#### AIM:
Could you copy exactly the lines from the start of the records through the one containing "(0,0) rectangle (8,897);", both included, and leave out the pictures?
* START EXERCISE INPUTS *
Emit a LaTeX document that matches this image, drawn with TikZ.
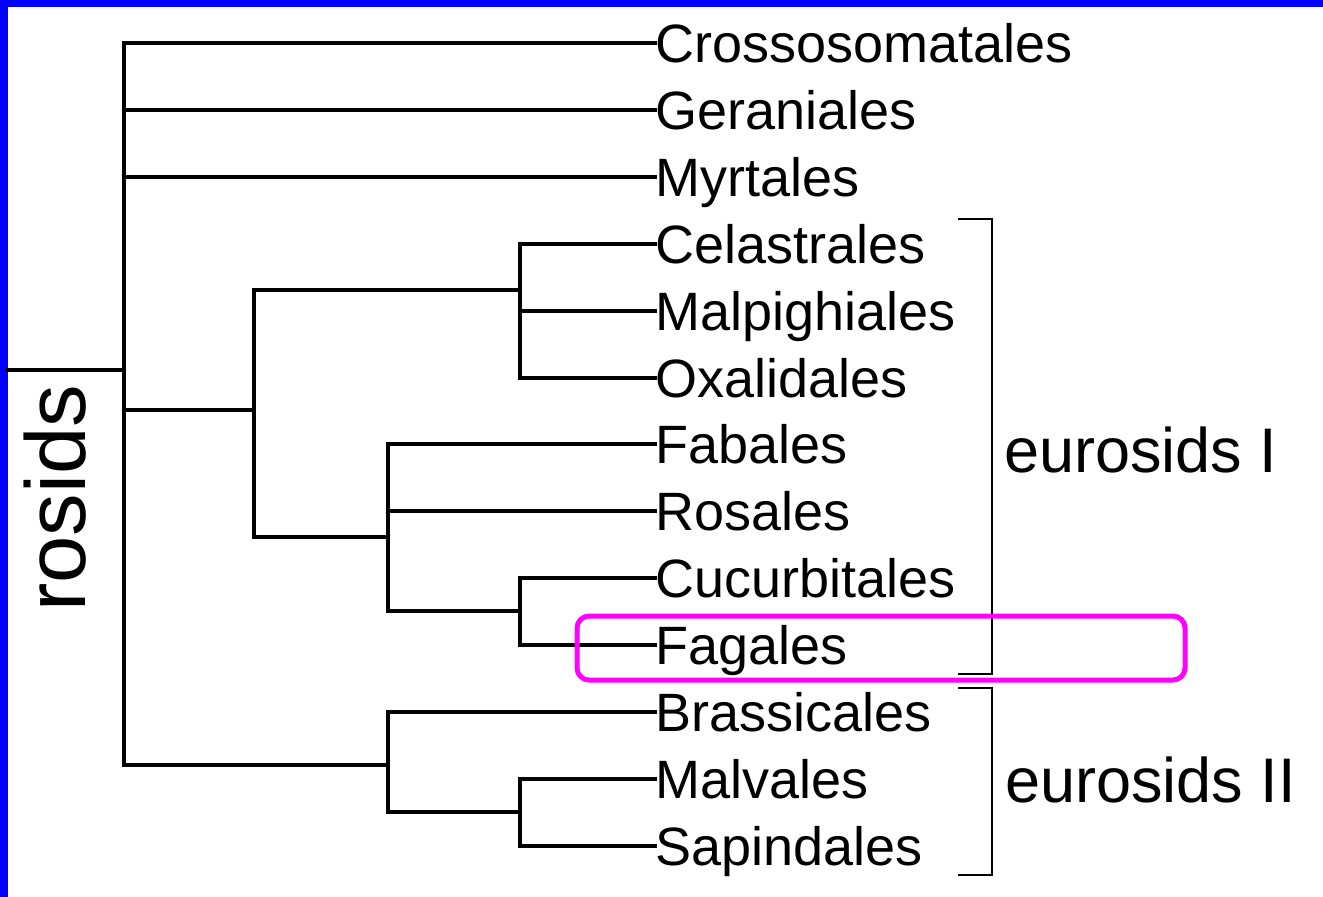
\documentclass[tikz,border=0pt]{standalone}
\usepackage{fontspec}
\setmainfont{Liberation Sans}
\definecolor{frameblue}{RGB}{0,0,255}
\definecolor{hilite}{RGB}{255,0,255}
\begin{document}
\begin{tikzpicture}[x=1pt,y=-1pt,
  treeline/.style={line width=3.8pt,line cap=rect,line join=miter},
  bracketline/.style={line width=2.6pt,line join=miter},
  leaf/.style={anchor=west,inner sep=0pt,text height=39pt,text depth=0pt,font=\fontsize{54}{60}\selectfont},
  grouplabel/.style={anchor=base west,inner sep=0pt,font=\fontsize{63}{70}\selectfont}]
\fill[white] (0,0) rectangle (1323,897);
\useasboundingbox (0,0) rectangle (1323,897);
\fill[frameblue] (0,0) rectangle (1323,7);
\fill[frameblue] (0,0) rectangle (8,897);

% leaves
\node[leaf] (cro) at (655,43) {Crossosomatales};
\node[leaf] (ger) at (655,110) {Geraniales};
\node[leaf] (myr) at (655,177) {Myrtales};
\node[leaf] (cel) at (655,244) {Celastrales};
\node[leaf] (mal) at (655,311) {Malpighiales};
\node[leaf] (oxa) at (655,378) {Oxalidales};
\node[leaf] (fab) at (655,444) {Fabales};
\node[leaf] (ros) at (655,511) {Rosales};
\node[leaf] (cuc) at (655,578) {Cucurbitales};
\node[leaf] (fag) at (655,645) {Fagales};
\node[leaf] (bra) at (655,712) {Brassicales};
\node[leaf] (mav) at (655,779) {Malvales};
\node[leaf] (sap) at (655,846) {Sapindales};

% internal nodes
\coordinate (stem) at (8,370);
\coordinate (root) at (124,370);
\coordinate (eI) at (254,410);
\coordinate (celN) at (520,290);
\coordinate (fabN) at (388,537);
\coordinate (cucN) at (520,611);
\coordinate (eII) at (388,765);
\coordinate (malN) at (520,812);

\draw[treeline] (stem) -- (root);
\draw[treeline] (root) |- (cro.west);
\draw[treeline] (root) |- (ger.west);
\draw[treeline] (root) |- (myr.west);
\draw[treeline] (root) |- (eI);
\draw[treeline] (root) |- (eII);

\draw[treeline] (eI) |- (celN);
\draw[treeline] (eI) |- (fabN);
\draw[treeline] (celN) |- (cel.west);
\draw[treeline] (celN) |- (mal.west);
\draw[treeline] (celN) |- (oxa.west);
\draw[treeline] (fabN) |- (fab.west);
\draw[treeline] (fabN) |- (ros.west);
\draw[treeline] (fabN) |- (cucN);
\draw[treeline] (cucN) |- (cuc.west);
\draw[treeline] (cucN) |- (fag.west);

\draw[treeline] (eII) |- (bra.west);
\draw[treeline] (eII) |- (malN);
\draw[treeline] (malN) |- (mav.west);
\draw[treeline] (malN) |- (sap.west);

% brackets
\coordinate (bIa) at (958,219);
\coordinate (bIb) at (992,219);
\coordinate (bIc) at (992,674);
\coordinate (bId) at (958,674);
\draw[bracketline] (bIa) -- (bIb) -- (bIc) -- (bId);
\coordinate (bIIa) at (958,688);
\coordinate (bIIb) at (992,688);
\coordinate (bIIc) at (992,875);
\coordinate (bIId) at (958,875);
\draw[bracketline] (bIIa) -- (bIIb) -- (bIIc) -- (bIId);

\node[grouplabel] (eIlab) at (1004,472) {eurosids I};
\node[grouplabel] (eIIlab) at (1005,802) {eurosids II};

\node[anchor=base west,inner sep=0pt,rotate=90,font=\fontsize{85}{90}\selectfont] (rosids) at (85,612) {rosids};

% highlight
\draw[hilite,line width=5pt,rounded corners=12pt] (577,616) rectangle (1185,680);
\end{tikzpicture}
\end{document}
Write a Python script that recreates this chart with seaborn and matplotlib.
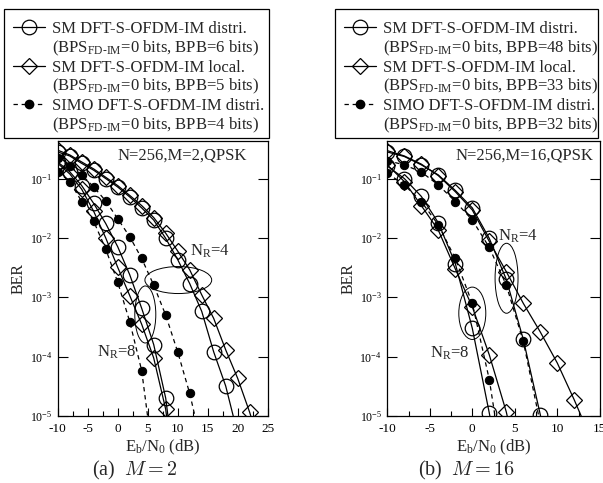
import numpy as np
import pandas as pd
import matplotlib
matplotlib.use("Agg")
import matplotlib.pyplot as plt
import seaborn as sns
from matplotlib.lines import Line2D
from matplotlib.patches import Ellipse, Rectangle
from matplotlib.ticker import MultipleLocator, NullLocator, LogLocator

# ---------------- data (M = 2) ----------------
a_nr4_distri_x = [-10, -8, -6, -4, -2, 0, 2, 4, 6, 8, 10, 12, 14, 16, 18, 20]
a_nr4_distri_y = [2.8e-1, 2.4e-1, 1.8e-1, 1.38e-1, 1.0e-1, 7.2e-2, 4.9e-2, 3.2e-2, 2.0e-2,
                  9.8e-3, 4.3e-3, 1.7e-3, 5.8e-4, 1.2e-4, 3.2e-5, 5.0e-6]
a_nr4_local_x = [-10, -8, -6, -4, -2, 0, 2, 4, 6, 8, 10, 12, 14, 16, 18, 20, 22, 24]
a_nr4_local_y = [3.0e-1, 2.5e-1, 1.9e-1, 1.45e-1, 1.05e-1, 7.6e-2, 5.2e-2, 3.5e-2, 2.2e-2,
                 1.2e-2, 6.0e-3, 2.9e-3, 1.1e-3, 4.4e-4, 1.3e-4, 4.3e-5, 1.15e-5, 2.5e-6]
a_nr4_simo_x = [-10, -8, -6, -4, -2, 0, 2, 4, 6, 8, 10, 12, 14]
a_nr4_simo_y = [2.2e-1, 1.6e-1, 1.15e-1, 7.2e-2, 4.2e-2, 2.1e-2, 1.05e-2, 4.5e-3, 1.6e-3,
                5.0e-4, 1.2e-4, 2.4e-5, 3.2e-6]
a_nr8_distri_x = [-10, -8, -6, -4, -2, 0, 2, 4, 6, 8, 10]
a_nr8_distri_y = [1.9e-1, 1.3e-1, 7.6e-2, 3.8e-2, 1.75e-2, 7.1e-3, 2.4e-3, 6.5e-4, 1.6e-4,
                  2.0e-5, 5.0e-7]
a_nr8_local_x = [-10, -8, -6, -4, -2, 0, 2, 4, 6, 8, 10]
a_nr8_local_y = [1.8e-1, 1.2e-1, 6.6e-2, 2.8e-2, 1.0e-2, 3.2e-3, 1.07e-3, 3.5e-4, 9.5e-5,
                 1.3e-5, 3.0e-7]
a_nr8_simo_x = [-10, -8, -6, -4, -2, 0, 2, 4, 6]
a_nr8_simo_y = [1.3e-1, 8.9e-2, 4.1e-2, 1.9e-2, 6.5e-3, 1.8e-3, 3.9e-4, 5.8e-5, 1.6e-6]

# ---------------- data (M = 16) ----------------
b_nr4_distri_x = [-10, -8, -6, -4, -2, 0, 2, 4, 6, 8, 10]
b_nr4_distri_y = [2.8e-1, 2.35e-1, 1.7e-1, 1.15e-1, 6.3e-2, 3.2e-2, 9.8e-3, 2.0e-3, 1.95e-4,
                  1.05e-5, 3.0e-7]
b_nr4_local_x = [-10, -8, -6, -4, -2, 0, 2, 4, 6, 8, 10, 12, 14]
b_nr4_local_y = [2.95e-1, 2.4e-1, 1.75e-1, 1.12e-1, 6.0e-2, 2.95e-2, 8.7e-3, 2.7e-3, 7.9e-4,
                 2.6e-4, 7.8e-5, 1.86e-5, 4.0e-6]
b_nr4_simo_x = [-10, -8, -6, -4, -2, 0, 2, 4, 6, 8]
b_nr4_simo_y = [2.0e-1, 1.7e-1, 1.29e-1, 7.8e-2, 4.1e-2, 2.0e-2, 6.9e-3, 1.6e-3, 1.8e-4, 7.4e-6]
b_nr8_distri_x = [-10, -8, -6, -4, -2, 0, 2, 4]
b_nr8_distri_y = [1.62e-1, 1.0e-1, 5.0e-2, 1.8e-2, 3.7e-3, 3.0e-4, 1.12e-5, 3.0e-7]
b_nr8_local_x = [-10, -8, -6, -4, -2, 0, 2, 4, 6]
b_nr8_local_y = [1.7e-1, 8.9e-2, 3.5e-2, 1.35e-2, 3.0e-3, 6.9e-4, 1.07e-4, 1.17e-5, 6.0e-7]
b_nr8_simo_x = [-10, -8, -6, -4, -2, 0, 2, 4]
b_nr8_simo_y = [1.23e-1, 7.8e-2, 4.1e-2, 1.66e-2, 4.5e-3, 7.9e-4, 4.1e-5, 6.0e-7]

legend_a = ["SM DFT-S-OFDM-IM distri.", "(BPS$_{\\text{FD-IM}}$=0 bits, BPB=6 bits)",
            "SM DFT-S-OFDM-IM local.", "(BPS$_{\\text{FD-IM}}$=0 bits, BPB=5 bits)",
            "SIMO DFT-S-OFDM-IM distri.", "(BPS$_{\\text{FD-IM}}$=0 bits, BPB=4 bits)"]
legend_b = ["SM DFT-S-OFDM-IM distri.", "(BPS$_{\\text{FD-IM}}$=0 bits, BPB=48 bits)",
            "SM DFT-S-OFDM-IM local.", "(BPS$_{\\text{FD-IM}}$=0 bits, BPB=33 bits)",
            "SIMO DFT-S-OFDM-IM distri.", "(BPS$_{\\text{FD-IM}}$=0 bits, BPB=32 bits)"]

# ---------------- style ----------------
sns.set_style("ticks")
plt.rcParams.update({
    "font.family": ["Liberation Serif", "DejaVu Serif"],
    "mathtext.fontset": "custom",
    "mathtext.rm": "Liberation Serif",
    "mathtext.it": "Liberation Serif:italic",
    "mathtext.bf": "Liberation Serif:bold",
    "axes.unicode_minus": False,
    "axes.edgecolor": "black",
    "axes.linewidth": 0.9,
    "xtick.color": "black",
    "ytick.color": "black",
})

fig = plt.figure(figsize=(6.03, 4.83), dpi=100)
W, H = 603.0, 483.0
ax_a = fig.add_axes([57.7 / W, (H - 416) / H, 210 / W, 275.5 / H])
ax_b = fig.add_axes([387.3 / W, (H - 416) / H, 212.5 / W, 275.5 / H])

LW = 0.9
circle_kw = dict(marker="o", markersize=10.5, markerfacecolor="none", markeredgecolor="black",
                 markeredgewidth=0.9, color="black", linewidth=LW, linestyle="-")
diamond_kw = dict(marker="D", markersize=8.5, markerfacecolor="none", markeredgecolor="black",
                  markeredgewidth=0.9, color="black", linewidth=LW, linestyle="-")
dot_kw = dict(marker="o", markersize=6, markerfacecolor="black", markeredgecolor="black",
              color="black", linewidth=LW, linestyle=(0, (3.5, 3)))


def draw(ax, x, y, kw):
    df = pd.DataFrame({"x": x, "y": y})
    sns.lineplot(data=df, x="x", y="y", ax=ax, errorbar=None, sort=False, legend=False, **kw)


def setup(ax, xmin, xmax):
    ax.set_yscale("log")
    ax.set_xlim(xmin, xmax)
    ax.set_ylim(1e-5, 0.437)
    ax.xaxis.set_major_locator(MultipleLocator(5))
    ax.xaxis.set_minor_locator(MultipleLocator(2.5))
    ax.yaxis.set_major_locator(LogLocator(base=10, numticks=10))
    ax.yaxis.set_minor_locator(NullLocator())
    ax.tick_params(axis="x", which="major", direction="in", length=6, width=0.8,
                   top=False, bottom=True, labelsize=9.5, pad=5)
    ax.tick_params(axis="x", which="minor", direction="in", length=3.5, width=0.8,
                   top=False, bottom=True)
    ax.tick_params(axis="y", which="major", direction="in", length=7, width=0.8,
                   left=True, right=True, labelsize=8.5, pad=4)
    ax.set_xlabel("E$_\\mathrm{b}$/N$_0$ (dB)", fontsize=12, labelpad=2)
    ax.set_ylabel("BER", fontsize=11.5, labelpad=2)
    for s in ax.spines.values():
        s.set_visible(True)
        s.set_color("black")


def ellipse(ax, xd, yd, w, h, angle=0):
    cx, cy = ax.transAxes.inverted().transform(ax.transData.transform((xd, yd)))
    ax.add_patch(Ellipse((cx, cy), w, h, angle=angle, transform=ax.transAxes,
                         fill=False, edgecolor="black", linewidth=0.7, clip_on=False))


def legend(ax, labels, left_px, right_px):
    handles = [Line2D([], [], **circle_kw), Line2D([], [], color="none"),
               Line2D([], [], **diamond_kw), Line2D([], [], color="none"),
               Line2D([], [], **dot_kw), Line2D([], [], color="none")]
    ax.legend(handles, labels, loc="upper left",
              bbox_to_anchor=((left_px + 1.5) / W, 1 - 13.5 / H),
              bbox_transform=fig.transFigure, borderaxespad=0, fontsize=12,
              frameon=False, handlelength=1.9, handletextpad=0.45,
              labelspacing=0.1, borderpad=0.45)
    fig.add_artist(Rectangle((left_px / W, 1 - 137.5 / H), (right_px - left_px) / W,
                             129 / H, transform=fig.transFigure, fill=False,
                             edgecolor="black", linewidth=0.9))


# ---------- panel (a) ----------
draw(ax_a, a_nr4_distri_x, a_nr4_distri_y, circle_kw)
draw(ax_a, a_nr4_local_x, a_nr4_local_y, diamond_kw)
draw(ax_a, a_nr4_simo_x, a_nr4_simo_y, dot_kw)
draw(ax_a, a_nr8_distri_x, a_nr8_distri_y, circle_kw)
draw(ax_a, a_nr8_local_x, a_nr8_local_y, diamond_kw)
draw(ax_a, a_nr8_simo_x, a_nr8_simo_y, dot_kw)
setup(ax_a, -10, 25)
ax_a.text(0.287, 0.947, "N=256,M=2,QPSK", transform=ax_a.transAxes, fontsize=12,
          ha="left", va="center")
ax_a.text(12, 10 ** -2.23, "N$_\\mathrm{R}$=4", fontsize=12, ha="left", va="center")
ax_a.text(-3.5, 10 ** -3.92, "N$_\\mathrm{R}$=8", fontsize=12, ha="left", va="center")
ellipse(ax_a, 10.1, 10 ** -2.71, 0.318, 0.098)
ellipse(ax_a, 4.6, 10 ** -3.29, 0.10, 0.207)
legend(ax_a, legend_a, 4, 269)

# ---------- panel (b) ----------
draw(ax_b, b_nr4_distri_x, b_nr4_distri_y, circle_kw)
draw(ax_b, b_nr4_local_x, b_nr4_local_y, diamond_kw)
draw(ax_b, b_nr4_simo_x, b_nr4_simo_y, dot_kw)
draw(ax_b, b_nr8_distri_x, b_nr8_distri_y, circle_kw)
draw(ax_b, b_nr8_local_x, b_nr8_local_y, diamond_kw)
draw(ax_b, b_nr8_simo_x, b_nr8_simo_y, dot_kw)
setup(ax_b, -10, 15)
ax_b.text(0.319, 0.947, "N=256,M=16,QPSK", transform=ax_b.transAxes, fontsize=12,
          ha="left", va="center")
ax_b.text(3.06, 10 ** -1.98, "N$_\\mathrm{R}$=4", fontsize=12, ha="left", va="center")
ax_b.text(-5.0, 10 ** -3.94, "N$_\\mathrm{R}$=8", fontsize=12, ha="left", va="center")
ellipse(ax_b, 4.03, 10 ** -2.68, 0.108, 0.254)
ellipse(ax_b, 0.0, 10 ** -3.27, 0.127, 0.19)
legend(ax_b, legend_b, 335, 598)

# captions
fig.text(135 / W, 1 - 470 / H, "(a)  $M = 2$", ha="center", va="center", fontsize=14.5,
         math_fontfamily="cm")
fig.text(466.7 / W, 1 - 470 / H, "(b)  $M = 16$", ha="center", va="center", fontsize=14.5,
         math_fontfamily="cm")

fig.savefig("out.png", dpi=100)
* END EXERCISE INPUTS *
#### FINAL RESULT:
Emit a LaTeX document that matches this image, drawn with TikZ.
\documentclass[tikz,border=0pt]{standalone}
\usepackage{fontspec}
\setmainfont{Liberation Sans}
\definecolor{frameblue}{RGB}{0,0,255}
\definecolor{hilite}{RGB}{255,0,255}
\begin{document}
\begin{tikzpicture}[x=1pt,y=-1pt,
  treeline/.style={line width=3.8pt,line cap=rect,line join=miter},
  bracketline/.style={line width=2.6pt,line join=miter},
  leaf/.style={anchor=west,inner sep=0pt,text height=39pt,text depth=0pt,font=\fontsize{54}{60}\selectfont},
  grouplabel/.style={anchor=base west,inner sep=0pt,font=\fontsize{63}{70}\selectfont}]
\fill[white] (0,0) rectangle (1323,897);
\useasboundingbox (0,0) rectangle (1323,897);
\fill[frameblue] (0,0) rectangle (1323,7);
\fill[frameblue] (0,0) rectangle (8,897);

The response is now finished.